● THE PROBLEM
Using the data that follows, return exactly the lines from the one that contains "Rebuild this chart" through the one that contains "Chart.register(...registerables);", ends included.

___

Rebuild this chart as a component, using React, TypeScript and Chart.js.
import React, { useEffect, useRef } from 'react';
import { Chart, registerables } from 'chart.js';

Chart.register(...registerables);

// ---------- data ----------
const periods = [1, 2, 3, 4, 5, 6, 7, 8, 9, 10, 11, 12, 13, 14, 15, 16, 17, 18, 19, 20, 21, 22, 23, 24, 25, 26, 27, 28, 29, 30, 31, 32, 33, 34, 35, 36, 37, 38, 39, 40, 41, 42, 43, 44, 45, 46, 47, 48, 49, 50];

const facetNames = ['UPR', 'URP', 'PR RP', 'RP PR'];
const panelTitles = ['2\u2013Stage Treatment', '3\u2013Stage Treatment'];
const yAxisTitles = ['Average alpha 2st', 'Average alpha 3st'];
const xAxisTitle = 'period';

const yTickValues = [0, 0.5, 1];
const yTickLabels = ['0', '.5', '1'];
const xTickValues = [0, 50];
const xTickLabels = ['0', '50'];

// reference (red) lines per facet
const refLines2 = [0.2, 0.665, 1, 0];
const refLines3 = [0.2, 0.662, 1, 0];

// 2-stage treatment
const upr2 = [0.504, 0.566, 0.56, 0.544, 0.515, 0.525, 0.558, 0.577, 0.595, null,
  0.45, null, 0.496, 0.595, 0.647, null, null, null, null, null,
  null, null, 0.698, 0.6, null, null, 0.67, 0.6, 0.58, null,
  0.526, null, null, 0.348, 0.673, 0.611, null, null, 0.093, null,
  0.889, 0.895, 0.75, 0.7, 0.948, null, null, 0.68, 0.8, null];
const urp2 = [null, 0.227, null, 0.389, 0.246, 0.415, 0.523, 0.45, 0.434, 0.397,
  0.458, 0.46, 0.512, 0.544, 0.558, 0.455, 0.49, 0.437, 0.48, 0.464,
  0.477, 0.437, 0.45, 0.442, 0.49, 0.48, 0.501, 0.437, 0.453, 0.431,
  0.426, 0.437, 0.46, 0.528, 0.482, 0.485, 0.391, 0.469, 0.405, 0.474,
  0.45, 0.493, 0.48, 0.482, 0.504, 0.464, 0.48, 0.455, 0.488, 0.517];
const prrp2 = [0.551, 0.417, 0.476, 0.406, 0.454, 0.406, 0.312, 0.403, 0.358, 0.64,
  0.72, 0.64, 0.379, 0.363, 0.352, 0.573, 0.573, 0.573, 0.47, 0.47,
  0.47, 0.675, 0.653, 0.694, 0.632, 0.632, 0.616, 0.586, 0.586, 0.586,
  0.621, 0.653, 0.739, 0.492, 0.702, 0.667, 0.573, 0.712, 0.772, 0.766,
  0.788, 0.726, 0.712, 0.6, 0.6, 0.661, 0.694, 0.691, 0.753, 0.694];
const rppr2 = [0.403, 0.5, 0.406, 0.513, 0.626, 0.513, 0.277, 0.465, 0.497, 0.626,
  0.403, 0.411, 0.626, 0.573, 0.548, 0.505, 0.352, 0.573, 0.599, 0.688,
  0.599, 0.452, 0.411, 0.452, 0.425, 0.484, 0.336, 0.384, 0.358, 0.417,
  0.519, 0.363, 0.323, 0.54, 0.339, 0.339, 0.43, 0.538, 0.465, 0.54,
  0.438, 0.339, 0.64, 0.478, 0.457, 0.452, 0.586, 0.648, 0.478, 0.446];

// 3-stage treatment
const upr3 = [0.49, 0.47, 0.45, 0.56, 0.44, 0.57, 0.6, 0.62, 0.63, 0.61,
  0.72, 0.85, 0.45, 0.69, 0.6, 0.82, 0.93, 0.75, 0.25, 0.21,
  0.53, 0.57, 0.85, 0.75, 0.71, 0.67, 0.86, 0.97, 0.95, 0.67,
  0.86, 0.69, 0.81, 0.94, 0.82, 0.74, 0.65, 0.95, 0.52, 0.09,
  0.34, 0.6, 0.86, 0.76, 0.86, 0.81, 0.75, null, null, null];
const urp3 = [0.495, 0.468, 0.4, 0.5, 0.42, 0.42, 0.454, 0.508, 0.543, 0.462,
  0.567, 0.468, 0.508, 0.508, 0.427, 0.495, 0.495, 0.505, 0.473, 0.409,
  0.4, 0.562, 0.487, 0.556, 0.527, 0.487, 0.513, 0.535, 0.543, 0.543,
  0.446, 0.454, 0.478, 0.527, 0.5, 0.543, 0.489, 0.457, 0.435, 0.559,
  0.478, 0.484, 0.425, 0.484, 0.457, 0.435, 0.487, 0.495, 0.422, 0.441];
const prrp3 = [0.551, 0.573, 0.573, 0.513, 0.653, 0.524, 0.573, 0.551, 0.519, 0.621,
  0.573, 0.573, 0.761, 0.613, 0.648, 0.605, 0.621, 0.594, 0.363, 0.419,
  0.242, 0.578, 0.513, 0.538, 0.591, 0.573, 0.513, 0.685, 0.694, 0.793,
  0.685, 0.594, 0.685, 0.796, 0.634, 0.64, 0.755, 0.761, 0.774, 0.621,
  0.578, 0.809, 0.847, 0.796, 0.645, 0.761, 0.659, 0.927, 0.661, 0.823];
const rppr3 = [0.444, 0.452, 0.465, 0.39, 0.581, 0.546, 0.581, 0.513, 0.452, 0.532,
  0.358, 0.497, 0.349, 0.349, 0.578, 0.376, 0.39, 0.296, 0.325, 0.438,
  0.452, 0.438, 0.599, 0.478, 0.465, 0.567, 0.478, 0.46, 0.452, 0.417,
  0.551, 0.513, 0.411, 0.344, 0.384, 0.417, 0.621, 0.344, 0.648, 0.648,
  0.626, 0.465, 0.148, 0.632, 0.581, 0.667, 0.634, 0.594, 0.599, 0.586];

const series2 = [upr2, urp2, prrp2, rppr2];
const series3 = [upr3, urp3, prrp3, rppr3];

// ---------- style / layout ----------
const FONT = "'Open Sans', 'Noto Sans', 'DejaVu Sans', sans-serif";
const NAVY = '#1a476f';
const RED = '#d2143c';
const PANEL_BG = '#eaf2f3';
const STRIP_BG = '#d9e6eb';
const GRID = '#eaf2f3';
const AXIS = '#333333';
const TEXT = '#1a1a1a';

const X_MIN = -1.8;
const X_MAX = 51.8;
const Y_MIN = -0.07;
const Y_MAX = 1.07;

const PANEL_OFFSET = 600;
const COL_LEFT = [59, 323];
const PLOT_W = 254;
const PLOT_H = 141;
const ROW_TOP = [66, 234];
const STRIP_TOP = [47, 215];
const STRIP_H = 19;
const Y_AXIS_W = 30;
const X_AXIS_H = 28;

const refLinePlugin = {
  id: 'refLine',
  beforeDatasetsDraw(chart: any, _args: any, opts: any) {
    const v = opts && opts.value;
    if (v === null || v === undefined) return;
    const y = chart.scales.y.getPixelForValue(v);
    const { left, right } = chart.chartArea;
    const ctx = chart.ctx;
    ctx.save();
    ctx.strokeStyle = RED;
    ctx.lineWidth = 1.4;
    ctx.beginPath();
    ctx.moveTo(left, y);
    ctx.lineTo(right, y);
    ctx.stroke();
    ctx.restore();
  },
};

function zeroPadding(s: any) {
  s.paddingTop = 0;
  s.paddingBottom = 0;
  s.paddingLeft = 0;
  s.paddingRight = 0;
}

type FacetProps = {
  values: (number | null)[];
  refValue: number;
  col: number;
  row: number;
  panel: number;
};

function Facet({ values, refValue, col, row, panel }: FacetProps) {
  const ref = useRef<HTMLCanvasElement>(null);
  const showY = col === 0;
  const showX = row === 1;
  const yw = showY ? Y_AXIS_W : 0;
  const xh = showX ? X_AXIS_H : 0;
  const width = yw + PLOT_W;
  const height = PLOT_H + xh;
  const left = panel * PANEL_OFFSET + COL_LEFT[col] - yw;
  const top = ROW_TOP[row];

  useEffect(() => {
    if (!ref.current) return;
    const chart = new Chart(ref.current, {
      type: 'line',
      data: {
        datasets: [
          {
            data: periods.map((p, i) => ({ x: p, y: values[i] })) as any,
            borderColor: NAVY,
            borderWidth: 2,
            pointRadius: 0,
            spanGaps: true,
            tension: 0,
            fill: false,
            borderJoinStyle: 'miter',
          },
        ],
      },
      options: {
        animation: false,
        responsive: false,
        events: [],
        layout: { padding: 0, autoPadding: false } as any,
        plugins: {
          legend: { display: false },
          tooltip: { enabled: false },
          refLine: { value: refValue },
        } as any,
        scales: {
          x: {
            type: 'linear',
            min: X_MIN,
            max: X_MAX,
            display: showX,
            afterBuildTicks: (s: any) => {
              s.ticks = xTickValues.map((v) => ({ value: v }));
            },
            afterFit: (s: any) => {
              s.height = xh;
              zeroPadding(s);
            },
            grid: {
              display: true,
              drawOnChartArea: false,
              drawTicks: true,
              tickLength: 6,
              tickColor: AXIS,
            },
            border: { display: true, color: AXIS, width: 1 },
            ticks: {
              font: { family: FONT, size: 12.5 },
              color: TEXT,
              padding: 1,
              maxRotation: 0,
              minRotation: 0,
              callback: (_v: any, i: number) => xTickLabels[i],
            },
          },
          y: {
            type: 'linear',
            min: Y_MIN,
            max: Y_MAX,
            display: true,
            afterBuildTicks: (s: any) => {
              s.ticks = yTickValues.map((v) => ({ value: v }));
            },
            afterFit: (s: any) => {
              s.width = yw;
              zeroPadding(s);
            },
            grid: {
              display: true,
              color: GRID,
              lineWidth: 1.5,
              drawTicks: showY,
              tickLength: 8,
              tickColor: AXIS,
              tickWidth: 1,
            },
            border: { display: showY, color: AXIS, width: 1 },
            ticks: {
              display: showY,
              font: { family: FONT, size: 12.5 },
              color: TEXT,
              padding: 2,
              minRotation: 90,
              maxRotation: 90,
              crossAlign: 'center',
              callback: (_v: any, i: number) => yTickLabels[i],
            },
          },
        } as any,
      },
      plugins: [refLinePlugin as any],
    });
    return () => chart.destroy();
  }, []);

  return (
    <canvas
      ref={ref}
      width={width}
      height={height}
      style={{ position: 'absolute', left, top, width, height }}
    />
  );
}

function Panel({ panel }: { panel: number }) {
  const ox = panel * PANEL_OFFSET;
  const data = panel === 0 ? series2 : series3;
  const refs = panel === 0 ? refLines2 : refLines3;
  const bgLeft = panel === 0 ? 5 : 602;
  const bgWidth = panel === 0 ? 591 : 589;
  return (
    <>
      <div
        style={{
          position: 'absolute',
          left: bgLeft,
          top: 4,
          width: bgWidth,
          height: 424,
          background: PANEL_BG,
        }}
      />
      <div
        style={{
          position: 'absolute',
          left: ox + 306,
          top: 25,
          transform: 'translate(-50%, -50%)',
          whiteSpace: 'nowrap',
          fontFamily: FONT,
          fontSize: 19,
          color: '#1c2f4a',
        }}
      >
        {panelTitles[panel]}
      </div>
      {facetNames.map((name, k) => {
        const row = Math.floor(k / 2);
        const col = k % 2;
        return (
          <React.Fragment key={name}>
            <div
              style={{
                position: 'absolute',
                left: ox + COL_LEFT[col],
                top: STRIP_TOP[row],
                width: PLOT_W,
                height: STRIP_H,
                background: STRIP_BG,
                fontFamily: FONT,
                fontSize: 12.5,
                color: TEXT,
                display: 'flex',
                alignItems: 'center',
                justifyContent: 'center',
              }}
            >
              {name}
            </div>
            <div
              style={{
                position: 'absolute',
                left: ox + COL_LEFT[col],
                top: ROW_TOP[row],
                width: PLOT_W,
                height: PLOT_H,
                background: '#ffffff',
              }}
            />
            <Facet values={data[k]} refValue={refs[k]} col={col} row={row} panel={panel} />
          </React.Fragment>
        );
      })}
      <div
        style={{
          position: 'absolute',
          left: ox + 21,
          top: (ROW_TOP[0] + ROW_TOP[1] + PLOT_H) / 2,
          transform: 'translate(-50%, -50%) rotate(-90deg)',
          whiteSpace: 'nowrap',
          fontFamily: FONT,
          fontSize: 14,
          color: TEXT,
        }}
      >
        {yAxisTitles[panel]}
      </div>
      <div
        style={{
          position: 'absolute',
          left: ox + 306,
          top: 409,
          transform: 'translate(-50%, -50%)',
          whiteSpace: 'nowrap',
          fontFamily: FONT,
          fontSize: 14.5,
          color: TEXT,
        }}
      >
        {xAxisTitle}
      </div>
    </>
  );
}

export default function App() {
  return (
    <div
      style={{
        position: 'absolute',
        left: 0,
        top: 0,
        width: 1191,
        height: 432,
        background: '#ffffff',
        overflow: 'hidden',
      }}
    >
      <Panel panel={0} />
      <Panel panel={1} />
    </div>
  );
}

___

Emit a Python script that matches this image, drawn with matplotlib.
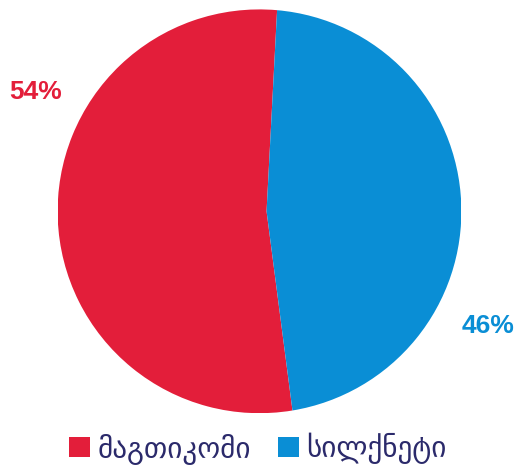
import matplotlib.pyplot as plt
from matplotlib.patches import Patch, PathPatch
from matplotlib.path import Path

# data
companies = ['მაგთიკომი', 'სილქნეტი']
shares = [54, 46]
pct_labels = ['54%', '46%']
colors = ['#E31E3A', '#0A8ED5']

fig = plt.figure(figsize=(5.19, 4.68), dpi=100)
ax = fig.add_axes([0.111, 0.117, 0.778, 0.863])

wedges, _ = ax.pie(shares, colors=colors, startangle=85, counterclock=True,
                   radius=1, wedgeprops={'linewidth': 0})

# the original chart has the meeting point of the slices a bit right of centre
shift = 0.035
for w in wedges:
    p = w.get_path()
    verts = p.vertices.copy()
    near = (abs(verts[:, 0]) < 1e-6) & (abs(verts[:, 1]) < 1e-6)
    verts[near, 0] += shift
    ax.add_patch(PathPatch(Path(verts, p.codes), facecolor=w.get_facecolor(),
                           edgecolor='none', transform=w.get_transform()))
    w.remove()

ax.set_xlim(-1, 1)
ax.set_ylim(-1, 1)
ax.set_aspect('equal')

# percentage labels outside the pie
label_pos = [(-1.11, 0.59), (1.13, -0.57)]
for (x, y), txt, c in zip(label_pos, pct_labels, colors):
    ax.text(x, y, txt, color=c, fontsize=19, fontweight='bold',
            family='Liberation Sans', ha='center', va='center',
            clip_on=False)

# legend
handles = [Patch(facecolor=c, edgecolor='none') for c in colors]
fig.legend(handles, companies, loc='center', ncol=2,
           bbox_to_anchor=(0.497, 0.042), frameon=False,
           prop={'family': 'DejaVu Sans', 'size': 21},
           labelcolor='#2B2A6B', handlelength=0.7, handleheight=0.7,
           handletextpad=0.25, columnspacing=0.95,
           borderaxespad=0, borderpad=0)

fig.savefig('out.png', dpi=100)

___

● WRITTEN ANSWER
Rebuild this chart as a component, using React, TypeScript and Chart.js.
import React, { useEffect, useRef } from 'react';
import { Chart, registerables } from 'chart.js';

Chart.register(...registerables);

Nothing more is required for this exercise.